CLIMATE/TERRAIN:Any city or rural
FREQUENCY:Uncommon or rare
ORGANISATION:Pair or flock
MOVEMENT:1, Fly 24 (B)
HIT DICE:1-4 hp
SPECIAL DEFENCES:Nests in razorvine
SIZE:T (4″ long)
MORALE:Variable (see below)
AD&D 2e statistics

The scarling appears to be a close relative of the common starling, and is only slightly more dingy and sooty-grey than its cousin. It has dull, greasy feathers, a yellow-brown beak, and thin, grey legs. It is a bird native to Baator, but has spread throughout the lower planes, The Outlands, several prime worlds, and most recently to the city of Sigil. It prefers to live amongst people and other humanoid races in large cities, where it is often seen picking at garbage heaps and trash pits.

COMBAT: While feeding, roosting, flocking in trees or on buildings, the scarling is very likely to flee (morale: 2-10) from anything larger than itself. However, the scarling aggressively defends its nest and young, and if anything comes within three feet of its nest it will attack with as much ferocity as it can give (morale: 18). It attacks the face and eyes of its enemies with its beak and tiny talons. It is unable to claw or peck through anything tougher than cloth, and the sum of its attack is only 1 hp of damage. However, even the most superficial scratches on exposed flesh will become infected (no save) within 4 to 6 hours, requiring a combination of cure disease and a cure light wounds spell.

If scarling wounds are not treated with magical healing after this time, horrible scarring will occur, reducing the scarling victim’s Charisma by 1. If curative magics are not applied within 20 hours, infection and blood poisoning will kill the scarling victim. Scarlings acquire germs from the garbage and offal of dozens of planar races, and only those creatures completely immune to disease and poison are unaffected by the bird’s infectious diseases.

Scarlings prefer to build woven nests within bushes, cavities, under eaves and awnings, or almost anywhere.
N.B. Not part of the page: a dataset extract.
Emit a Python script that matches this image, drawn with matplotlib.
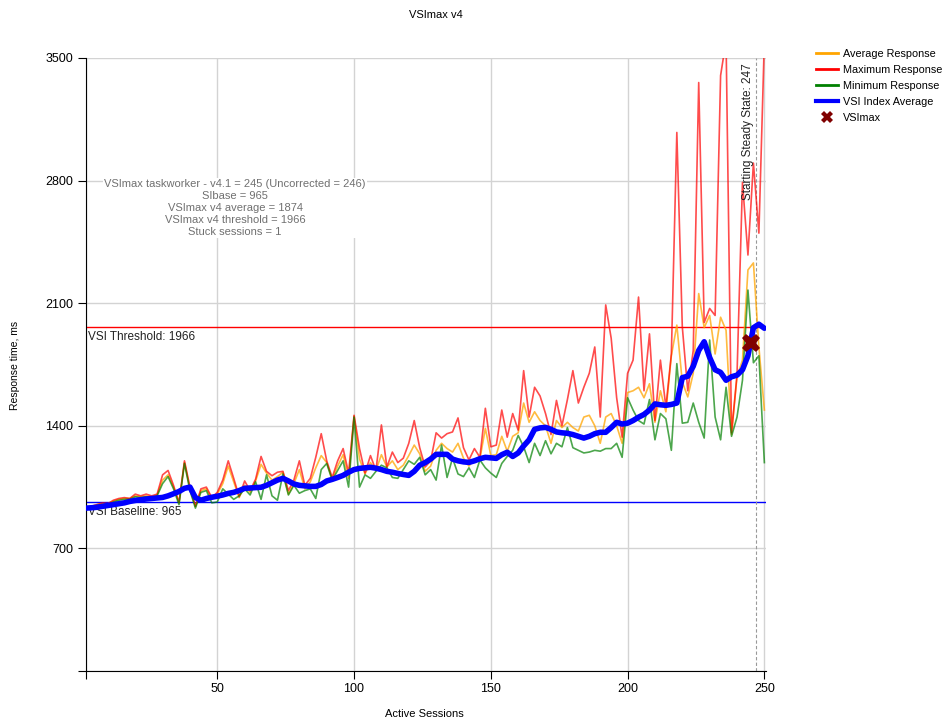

They have been observed building nests and living amongst razorvine, seemingly without harm from the vine’s sharp stems.

HABITAT/SOCIETY: Scarlings flock once per year to pair up for the remainder of the year. A pair constructs a nest away from excessive human activity, and proceeds to lay 2 – 8 eggs and raise a brood to maturity. Adults will feed and protect their young for one month, when the young fledge the nest and are on their own. A mated pair of scarlings may produce 1-3 broods per year. Juvenile scarlings are able to mate 3 months after fledging the nest.

ECOLOGY: Scarlings are true scavengers, and serve to clean up what others leave behind. Scarlings thrive where there is food that is easy for them to scavenge. They will nest near granaries, garbage dumps, and city bazaars, or wherever humanity may leave the scarling a bite to eat. Where the scarling works to clean up in the day, rats take over the task by night.

Scarlings have been known to nest in boxes provided by those who want to deter thieves. The rich, royal, and others who wish to keep their wealth, privacy or secrets to themselves have set up scarling nest boxes on perimeter walls and castle entryways. A thief trying to enter such areas and disturbs a scarling nest is literally marked for life, if he survives the scarling infections.